PROBLEM STATEMENT: Take the material below and retype it in full; pictures are left out.

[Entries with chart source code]
## begin
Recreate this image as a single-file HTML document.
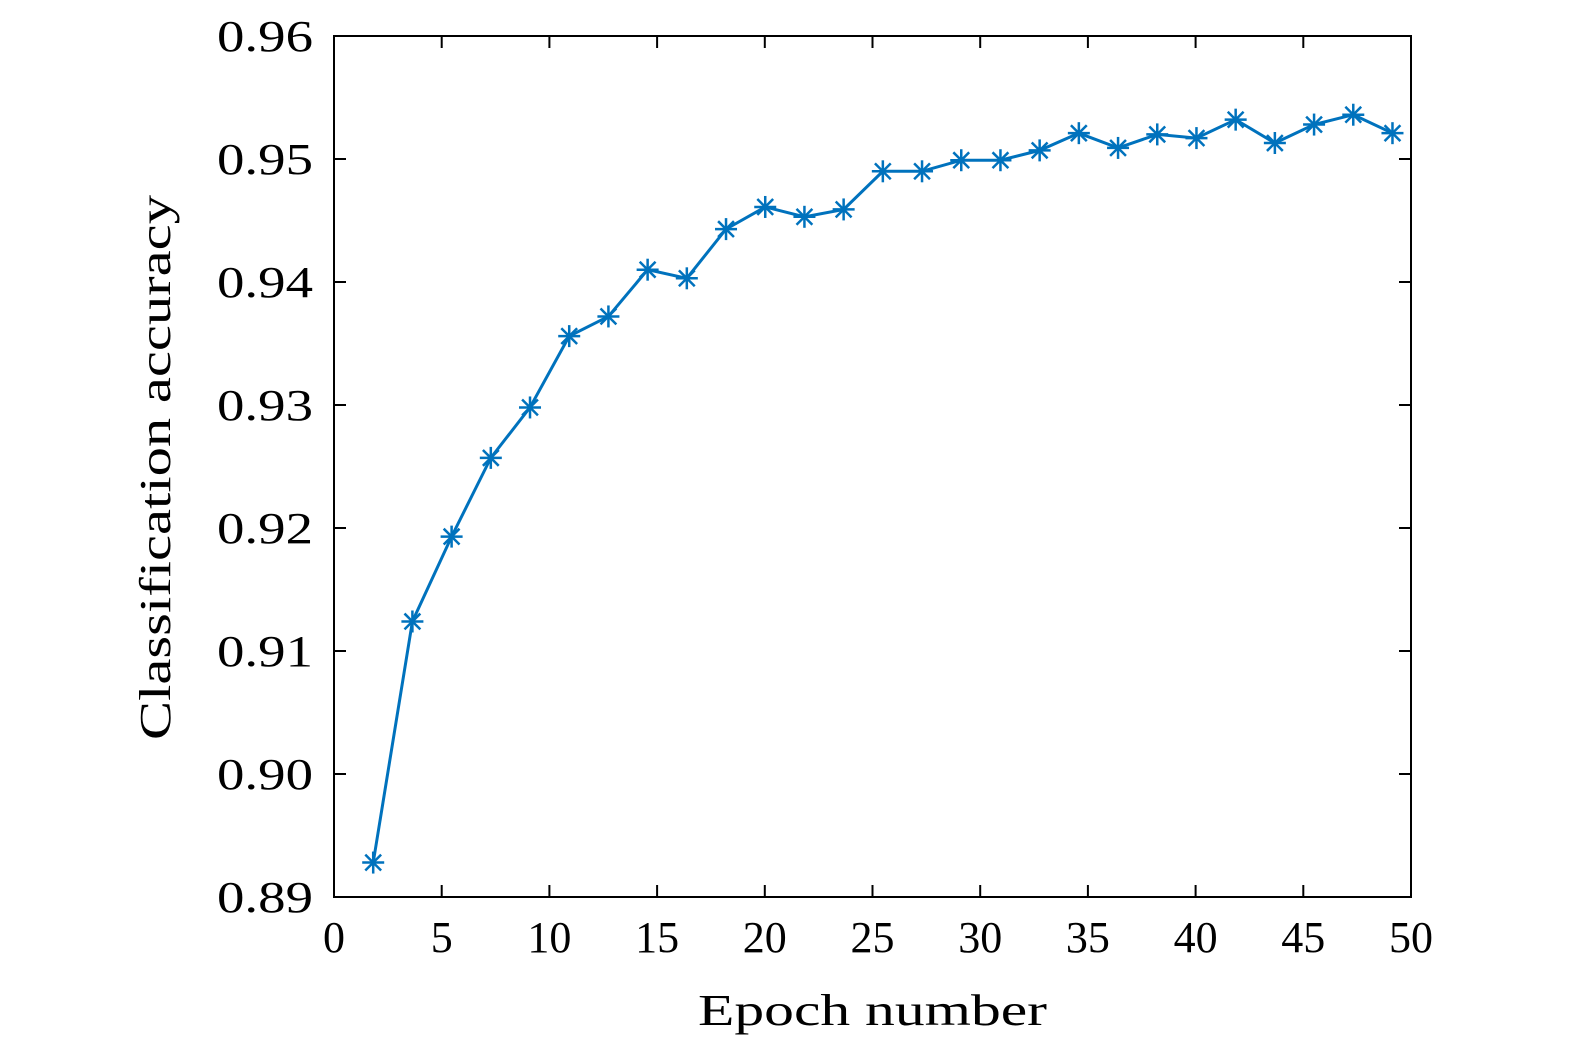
<!DOCTYPE html>
<html><head><meta charset="utf-8"><style>
body{margin:0;background:#fff}
svg text{font-family:"Liberation Serif",serif;fill:#000}
</style></head><body>
<svg width="1575" height="1053">
<g id="g"></g>
</svg>
<script>
const xTicks=[0,5,10,15,20,25,30,35,40,45,50];
const yTicks=[0.89,0.90,0.91,0.92,0.93,0.94,0.95,0.96];
const yTickLabels=["0.89","0.90","0.91","0.92","0.93","0.94","0.95","0.96"];
const epochs=[1.82,3.64,5.46,7.28,9.1,10.92,12.74,14.56,16.38,18.2,20.02,21.84,23.66,25.48,27.3,29.12,30.94,32.76,34.58,36.4,38.22,40.04,41.86,43.68,45.5,47.32,49.14];
const accuracy=[0.8928,0.9124,0.9193,0.9257,0.9298,0.9356,0.9372,0.9410,0.9403,0.9443,0.9461,0.9453,0.9459,0.9490,0.9490,0.9499,0.9499,0.9507,0.9521,0.9509,0.9520,0.9517,0.9532,0.9513,0.9528,0.9536,0.9521];
const L=334,R=1411,T=36,B=897;
const sx=v=>L+(v-0)/50*(R-L);
const sy=v=>B-(v-0.89)/0.07*(B-T);
const NS="http://www.w3.org/2000/svg";
const g=document.getElementById('g');
function mk(tag,attrs,parent){const e=document.createElementNS(NS,tag);for(const k in attrs)e.setAttribute(k,attrs[k]);(parent||g).appendChild(e);return e;}
const frame=mk('rect',{x:L,y:T,width:R-L,height:B-T,fill:'none',stroke:'#000','stroke-width':2});


xTicks.forEach(v=>{
  const x=sx(v);
  const t=mk('line',{x1:x,x2:x,y1:B,y2:B-12,stroke:'#000','stroke-width':2});
  
  
  mk('line',{x1:x,x2:x,y1:T,y2:T+12,stroke:'#000','stroke-width':2});
  const s=String(v);
  const tx=mk('text',{x:x,y:952,'text-anchor':'middle','font-size':44,textLength:s.length*22,lengthAdjust:'spacingAndGlyphs'});
  tx.textContent=s;
  
  
});
yTicks.forEach((v,i)=>{
  const y=sy(v);
  const t=mk('line',{x1:L,x2:L+12,y1:y,y2:y,stroke:'#000','stroke-width':2});
  
  
  mk('line',{x1:R,x2:R-12,y1:y,y2:y,stroke:'#000','stroke-width':2});
  const tx=mk('text',{x:217,y:y+15,'text-anchor':'start','font-size':44,textLength:96,lengthAdjust:'spacingAndGlyphs'});
  tx.textContent=yTickLabels[i];
  
  
});
const xt=mk('text',{x:698,y:1025,'font-size':44,textLength:349,lengthAdjust:'spacingAndGlyphs'});
xt.textContent='Epoch number';


const yt=mk('text',{x:0,y:0,'font-size':44,textLength:545,lengthAdjust:'spacingAndGlyphs',transform:'translate(170,740) rotate(-90)'});
yt.textContent='Classification accuracy';


const pts=epochs.map((e,i)=>sx(e)+','+sy(accuracy[i])).join(' ');
const line=mk('polyline',{points:pts,fill:'none',stroke:'#0072BD','stroke-width':3});


epochs.forEach((e,i)=>{
  const x=sx(e),y=sy(accuracy[i]),r=11;
  const m=mk('g',{stroke:'#0072BD','stroke-width':2.5});
  
  
  mk('line',{x1:x-r,x2:x+r,y1:y,y2:y},m);
  mk('line',{x1:x,x2:x,y1:y-r,y2:y+r},m);
  const d=r*0.72;
  mk('line',{x1:x-d,x2:x+d,y1:y-d,y2:y+d},m);
  mk('line',{x1:x-d,x2:x+d,y1:y+d,y2:y-d},m);
});
</script>
</body></html>
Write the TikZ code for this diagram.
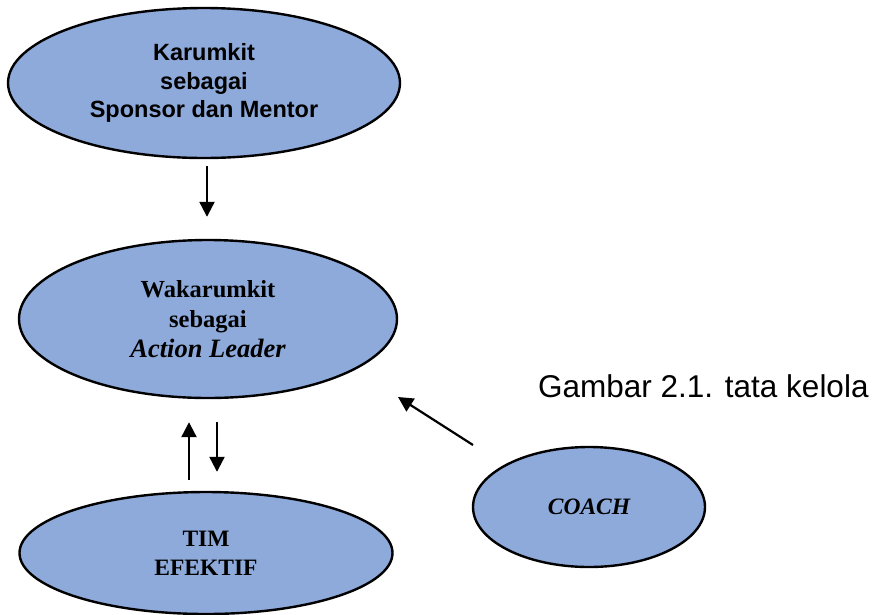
## end
EXERCISE RESPONSE:
Recreate this image as a single-file HTML document.
<!DOCTYPE html>
<html><head><meta charset="utf-8"><style>
body{margin:0;background:#fff}
svg text{font-family:"Liberation Serif",serif;fill:#000}
</style></head><body>
<svg width="1575" height="1053">
<g id="g"></g>
</svg>
<script>
const xTicks=[0,5,10,15,20,25,30,35,40,45,50];
const yTicks=[0.89,0.90,0.91,0.92,0.93,0.94,0.95,0.96];
const yTickLabels=["0.89","0.90","0.91","0.92","0.93","0.94","0.95","0.96"];
const epochs=[1.82,3.64,5.46,7.28,9.1,10.92,12.74,14.56,16.38,18.2,20.02,21.84,23.66,25.48,27.3,29.12,30.94,32.76,34.58,36.4,38.22,40.04,41.86,43.68,45.5,47.32,49.14];
const accuracy=[0.8928,0.9124,0.9193,0.9257,0.9298,0.9356,0.9372,0.9410,0.9403,0.9443,0.9461,0.9453,0.9459,0.9490,0.9490,0.9499,0.9499,0.9507,0.9521,0.9509,0.9520,0.9517,0.9532,0.9513,0.9528,0.9536,0.9521];
const L=334,R=1411,T=36,B=897;
const sx=v=>L+(v-0)/50*(R-L);
const sy=v=>B-(v-0.89)/0.07*(B-T);
const NS="http://www.w3.org/2000/svg";
const g=document.getElementById('g');
function mk(tag,attrs,parent){const e=document.createElementNS(NS,tag);for(const k in attrs)e.setAttribute(k,attrs[k]);(parent||g).appendChild(e);return e;}
const frame=mk('rect',{x:L,y:T,width:R-L,height:B-T,fill:'none',stroke:'#000','stroke-width':2});


xTicks.forEach(v=>{
  const x=sx(v);
  const t=mk('line',{x1:x,x2:x,y1:B,y2:B-12,stroke:'#000','stroke-width':2});
  
  
  mk('line',{x1:x,x2:x,y1:T,y2:T+12,stroke:'#000','stroke-width':2});
  const s=String(v);
  const tx=mk('text',{x:x,y:952,'text-anchor':'middle','font-size':44,textLength:s.length*22,lengthAdjust:'spacingAndGlyphs'});
  tx.textContent=s;
  
  
});
yTicks.forEach((v,i)=>{
  const y=sy(v);
  const t=mk('line',{x1:L,x2:L+12,y1:y,y2:y,stroke:'#000','stroke-width':2});
  
  
  mk('line',{x1:R,x2:R-12,y1:y,y2:y,stroke:'#000','stroke-width':2});
  const tx=mk('text',{x:217,y:y+15,'text-anchor':'start','font-size':44,textLength:96,lengthAdjust:'spacingAndGlyphs'});
  tx.textContent=yTickLabels[i];
  
  
});
const xt=mk('text',{x:698,y:1025,'font-size':44,textLength:349,lengthAdjust:'spacingAndGlyphs'});
xt.textContent='Epoch number';


const yt=mk('text',{x:0,y:0,'font-size':44,textLength:545,lengthAdjust:'spacingAndGlyphs',transform:'translate(170,740) rotate(-90)'});
yt.textContent='Classification accuracy';


const pts=epochs.map((e,i)=>sx(e)+','+sy(accuracy[i])).join(' ');
const line=mk('polyline',{points:pts,fill:'none',stroke:'#0072BD','stroke-width':3});


epochs.forEach((e,i)=>{
  const x=sx(e),y=sy(accuracy[i]),r=11;
  const m=mk('g',{stroke:'#0072BD','stroke-width':2.5});
  
  
  mk('line',{x1:x-r,x2:x+r,y1:y,y2:y},m);
  mk('line',{x1:x,x2:x,y1:y-r,y2:y+r},m);
  const d=r*0.72;
  mk('line',{x1:x-d,x2:x+d,y1:y-d,y2:y+d},m);
  mk('line',{x1:x-d,x2:x+d,y1:y+d,y2:y-d},m);
});
</script>
</body></html>
Write the TikZ code for this diagram.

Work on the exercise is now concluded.